Personally, I never wanted to know if my math teacher was good in bed

See all posts

Two news stories out of Ohio this month grapple with the thorny issue of teacher privacy rights. The first, reported in Cleveland's The Plain Dealer, involves a warning from the Ohio State Department of Education to teachers who showcase their risky (and risque) behavior on public websites. Apparently, bragging about their non-educational prowess online can be considered "conduct unbecoming." The state asserts that this provision allows it to sanction teachers who post inappropriate material on public websites, such as MySpace and Facebook.. Doing its part to protect the public good, The Plain Dealer searched the sites and turned up profiles of three noteworthy Ohio teachers: one who claims she's "an animal in bed", another who admitted to taking drugs, and yet another who described his mood as "dirty."

The second story from The Columbus Dispatch exposes the inevitable tension between what's in state law versus what's in a teachers union contract, and which trumps which.

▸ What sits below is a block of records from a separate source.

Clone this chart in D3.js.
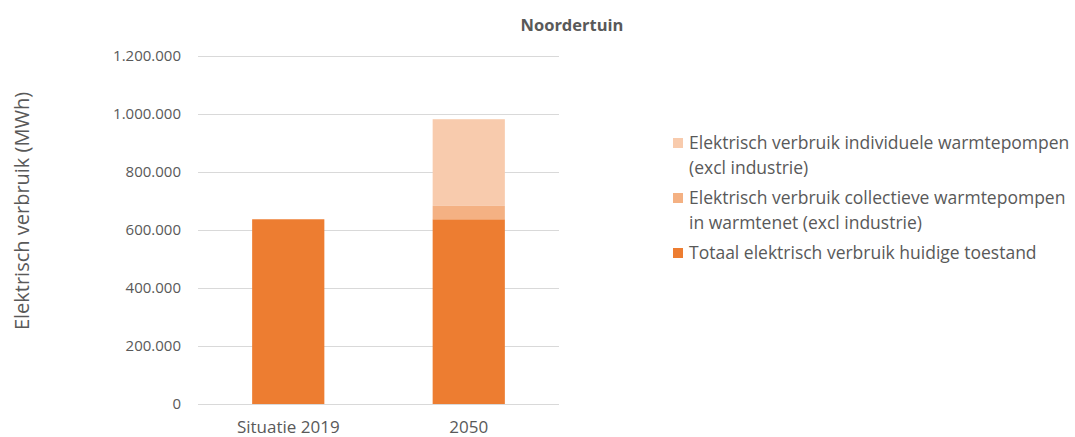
<!DOCTYPE html>
<html>
<head>
<meta charset="utf-8">
<script src="https://cdn.jsdelivr.net/npm/d3@7"></script>
<style>
  html, body { margin: 0; padding: 0; background: #fff; }
  svg { display: block; }
  text { font-family: "Open Sans", "Noto Sans", sans-serif; fill: #595959; }
</style>
</head>
<body>
<svg id="chart" width="1075" height="437"></svg>
<script>
const categories = ["Situatie 2019", "2050"];
const seriesNames = [
  "Totaal elektrisch verbruik huidige toestand",
  "Elektrisch verbruik collectieve warmtepompen in warmtenet (excl industrie)",
  "Elektrisch verbruik individuele warmtepompen (excl industrie)"
];
const totaalHuidig = [637000, 637000];
const collectieveWP = [0, 46000];
const individueleWP = [0, 299000];
const yTicks = [0, 200000, 400000, 600000, 800000, 1000000, 1200000];
const legendLines = [
  ["Elektrisch verbruik individuele warmtepompen", "(excl industrie)"],
  ["Elektrisch verbruik collectieve warmtepompen", "in warmtenet (excl industrie)"],
  ["Totaal elektrisch verbruik huidige toestand"]
];
const colors = ["#ED7D31", "#F4B183", "#F8CBAD"];
const chartTitle = "Noordertuin";
const yTitle = "Elektrisch verbruik (MWh)";

(function () {
const svg = d3.select("#chart");
const mLeft = 198, mRight = 559, mTop = 56, mBottom = 404;

const x = d3.scaleBand().domain(categories).range([mLeft, mRight]).paddingInner(0.6).paddingOuter(0.3);
const y = d3.scaleLinear().domain([0, 1200000]).range([mBottom, mTop]);

const fmt = v => d3.format(",")(v).replace(/,/g, ".");

// gridlines
svg.append("g").selectAll("line").data(yTicks).join("line")
  .attr("x1", mLeft).attr("x2", mRight)
  .attr("y1", d => y(d) + 0.5).attr("y2", d => y(d) + 0.5)
  .attr("stroke", "#d9d9d9").attr("stroke-width", 1);

// y tick labels
svg.append("g").selectAll("text").data(yTicks).join("text")
  .attr("x", 181).attr("y", d => y(d)).attr("dy", "0.35em")
  .attr("text-anchor", "end").style("font-size", "15px")
  .text(d => fmt(d));

// stacked data
const table = categories.map((c, i) => ({
  cat: c, s0: totaalHuidig[i], s1: collectieveWP[i], s2: individueleWP[i]
}));
const stack = d3.stack().keys(["s0", "s1", "s2"])(table);

svg.append("g").selectAll("g").data(stack).join("g")
  .attr("fill", (d, i) => colors[i])
  .selectAll("rect").data(d => d.filter(p => p[1] > p[0])).join("rect")
  .attr("x", d => x(d.data.cat))
  .attr("width", x.bandwidth())
  .attr("y", d => y(d[1]))
  .attr("height", d => y(d[0]) - y(d[1]));

// x labels
svg.append("g").selectAll("text").data(categories).join("text")
  .attr("x", d => x(d) + x.bandwidth() / 2).attr("y", 427).attr("dy", "0.35em")
  .attr("text-anchor", "middle").style("font-size", "17px")
  .text(d => d);

// title
svg.append("text").attr("x", 572).attr("y", 25).attr("dy", "0.35em")
  .attr("text-anchor", "middle").style("font-size", "16.5px").style("font-weight", "bold")
  .text(chartTitle);

// y title
svg.append("text")
  .attr("transform", "translate(22,211) rotate(-90)")
  .attr("dy", "0.35em").attr("text-anchor", "middle").style("font-size", "20px")
  .text(yTitle);

// legend
const legendY = [143, 198, 253];
const lg = svg.append("g");
legendLines.forEach((lines, i) => {
  const ci = 2 - i;
  lg.append("rect").attr("x", 673).attr("y", legendY[i] - 5).attr("width", 10).attr("height", 10)
    .attr("fill", colors[ci]);
  lines.forEach((ln, j) => {
    lg.append("text").attr("x", 689).attr("y", legendY[i] + j * 25).attr("dy", "0.35em")
      .style("font-size", "17.5px").text(ln);
  });
});
})();
</script>
</body>
</html>
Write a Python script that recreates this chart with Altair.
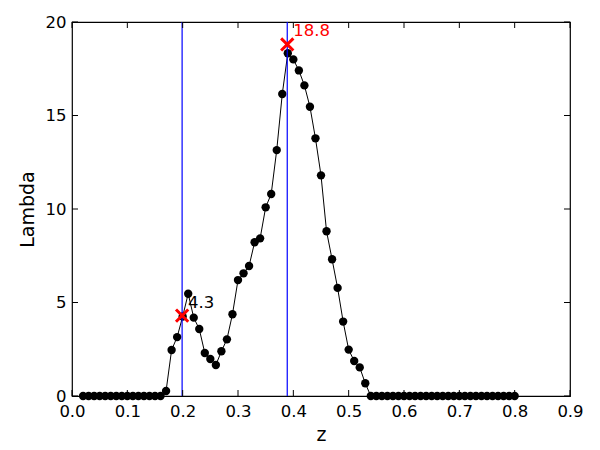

For example, the Columbus teachers' contract gives teachers quite a bit of protection from having their lives aired in public. It requires that a union representative be present when a personnel file is viewed, that a third party's request to look at the file is subject to a waiting period, and that discipline records must be purged after a certain period of time. However, under Ohio law, members of the public have the right to view a teacher's file (including any information relating to professional conduct or performance) at any time.

While it is technically state law that trumps district agreements, in practice, it appears to play out differently. A negotiator for the state school boards association explained that local school boards tend to approve teacher contracts--even those with contradictory language--to "please teachers and avoid strikes" and that contract language, while technically invalid, has a "chilling effect" on anyone who asks to look at a teacher's file.

NCTQ will expose more of these competing interests between law and district agreements beginning in January, when we will release our analysis of state laws impacting teacher governance.